The Robert Shaw tradition has been carried on in the choral work, which is precise, well blended, and emotionally involved. The ideal meeting of head and heart has been achieved. The soloists, while not star names, are impressive. Soprano Hei-Kyung Hong sings sweetly, but with a strong core that distinguishes the feminine from the merely girlish. Tenor Stanford Olsen's portrayal of the roasted swan shows that he "gets" the joke: he lets his voice show the strain of Orff's outrageous tessitura. Best of all is baritone Earle Patriarco.
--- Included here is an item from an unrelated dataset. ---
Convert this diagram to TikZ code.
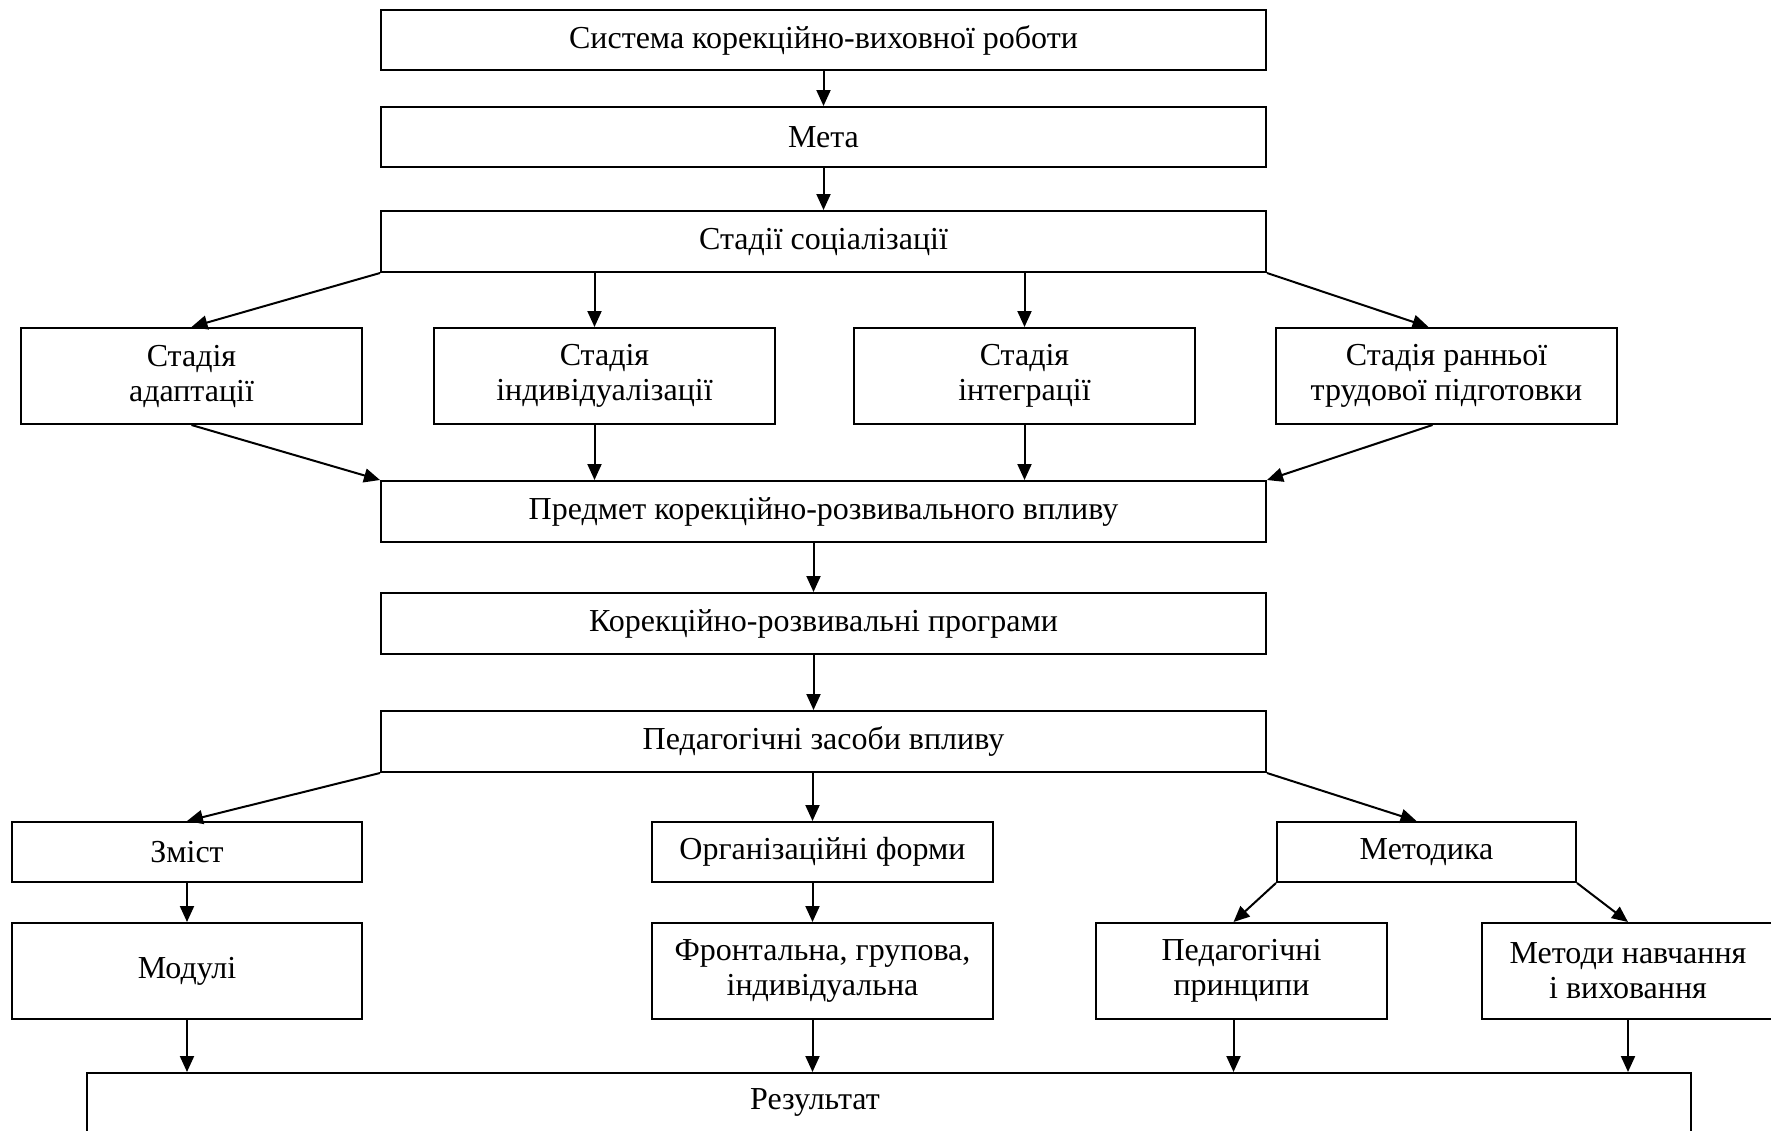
\documentclass[tikz,border=0pt]{standalone}
\usepackage{fontspec}
\setmainfont{Liberation Serif}
\usetikzlibrary{arrows.meta}

\begin{document}
\begin{tikzpicture}[line cap=butt,line join=miter,>={Triangle[length=8pt,width=7pt]},x=0.5pt,y=-0.5pt,font=\fontsize{16}{17.5}\selectfont]
	\tikzset{khung/.style={draw,line width=1pt,align=center,inner sep=0pt,minimum height=30pt},
		muiten/.style={->,line width=1pt}}
	\useasboundingbox (0,0) rectangle (1771,1130);
	\clip (0,0) rectangle (1771,1130);
	% cot giua
	\node[khung,minimum width=442.5pt] (sys) at (823.5,40) {Система корекційно-виховної роботи};
	\node[khung,minimum width=442.5pt] (meta) at (823.5,137) {Мета};
	\node[khung,minimum width=442.5pt,minimum height=30.5pt] (stad) at (823.5,241.5) {Стадії соціалізації};
	% cac stadii
	\node[khung,minimum width=170.5pt,minimum height=48pt] (adapt) at (191.5,376) {Стадія\\ адаптації};
	\node[khung,minimum width=170.5pt,minimum height=48pt] (indiv) at (604.5,376) {Стадія\\ індивідуалізації};
	\node[khung,minimum width=170.5pt,minimum height=48pt] (integr) at (1024.5,376) {Стадія\\ інтеграції};
	\node[khung,minimum width=170.5pt,minimum height=48pt] (trud) at (1446.5,376) {Стадія ранньої\\ трудової підготовки};
	\node[khung,minimum width=442.5pt,minimum height=30.5pt] (predm) at (823.5,511.5) {Предмет корекційно-розвивального впливу};
	\node[khung,minimum width=442.5pt,minimum height=30.5pt] (progr) at (823.5,623.5) {Корекційно-розвивальні програми};
	\node[khung,minimum width=442.5pt,minimum height=30.5pt] (zasob) at (823.5,741.5) {Педагогічні засоби впливу};
	% zasoby
	\node[khung,minimum width=175pt] (zmist) at (187,852) {Зміст};
	\node[khung,minimum width=170.5pt] (orgf) at (822.5,852) {Організаційні форми};
	\node[khung,minimum width=149.5pt] (metod) at (1426.5,852) {Методика};
	\node[khung,minimum width=175pt,minimum height=48pt] (modul) at (187,971) {Модулі};
	\node[khung,minimum width=170.5pt,minimum height=48pt] (front) at (822.5,971) {Фронтальна, групова,\\ індивідуальна};
	\node[khung,minimum width=145.5pt,minimum height=48pt] (princ) at (1241.5,971) {Педагогічні\\ принципи};
	\node[khung,minimum width=146pt,minimum height=48pt] (metnav) at (1628,971) {Методи навчання\\ і виховання};
	\node[khung,minimum width=802pt] (result) at (889,1103) {};
	\node (rtext) at (815,1102) {Результат};
	% strilky
	\draw[muiten] (sys) -- (meta);
	\draw[muiten] (meta) -- (stad);
	\foreach \a/\b/\c/\s in {stad/indiv/indiv/-5pt,stad/integr/integr/0pt,indiv/predm/indiv/-5pt,integr/predm/integr/0pt,
		predm/progr/progr/-5pt,progr/zasob/zasob/-5pt,zasob/orgf/orgf/-5pt,zmist/modul/zmist/0pt,orgf/front/orgf/-5pt,
		modul/result/modul/0pt,front/result/front/-5pt,princ/result/princ/-4pt,metnav/result/metnav/0pt}{
		\draw[muiten] ([xshift=\s]\c |- \a.south) -- ([xshift=\s]\c |- \b.north);}
	\draw[muiten] (stad.south west) -- (adapt.north);
	\draw[muiten] (stad.south east) -- ([xshift=-9pt]trud.north);
	\draw[muiten] (adapt.south) -- (predm.north west);
	\draw[muiten] ([xshift=-7pt]trud.south) -- (predm.north east);
	\draw[muiten] (zasob.south west) -- (zmist.north);
	\draw[muiten] (zasob.south east) -- ([xshift=-5pt]metod.north);
	\draw[muiten] (metod.south west) -- ([xshift=-4pt]princ.north);
	\draw[muiten] (metod.south east) -- (metnav.north);
\end{tikzpicture}
\end{document}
He creates character in each of his solo numbers, so the wicked (and hiccupping!) Abbot of Cucany – here translated as the "Land of Fools" – sounds nothing like the timid youth in "Dies, nox et omnia" (beautiful falsetto singing, here) or the idealistic poet in "Omnia sol temperat." Patriarco has a beautiful voice, and he uses it with intelligence and dramatic savvy.

Telarc SACD 60575

Runnicles's experience as an opera conductor keeps him on the straight and narrow. His tempos are on the good side of fast, and he pushes them only when the music seems to demand it, not just for effect. The balance between the orchestra, the choruses, and the soloists is excellent – the engineering helps. From the details that he brings out, it is obvious that Runnicles has paid as much attention to the orchestra as to the chorus. All in all, while this is neither a magical Carmina Burana nor a terribly individual one, there's nothing about it to make you regret having spent another hour with this music.

Like the performance, the engineering is as enjoyable for what it doesn't do as much as for the opposite. The digital excesses that characterized some of Telarc's early recordings (including Shaw's Carmina Burana) have been put aside in favor of subtler appeals for the attentive listener's attention.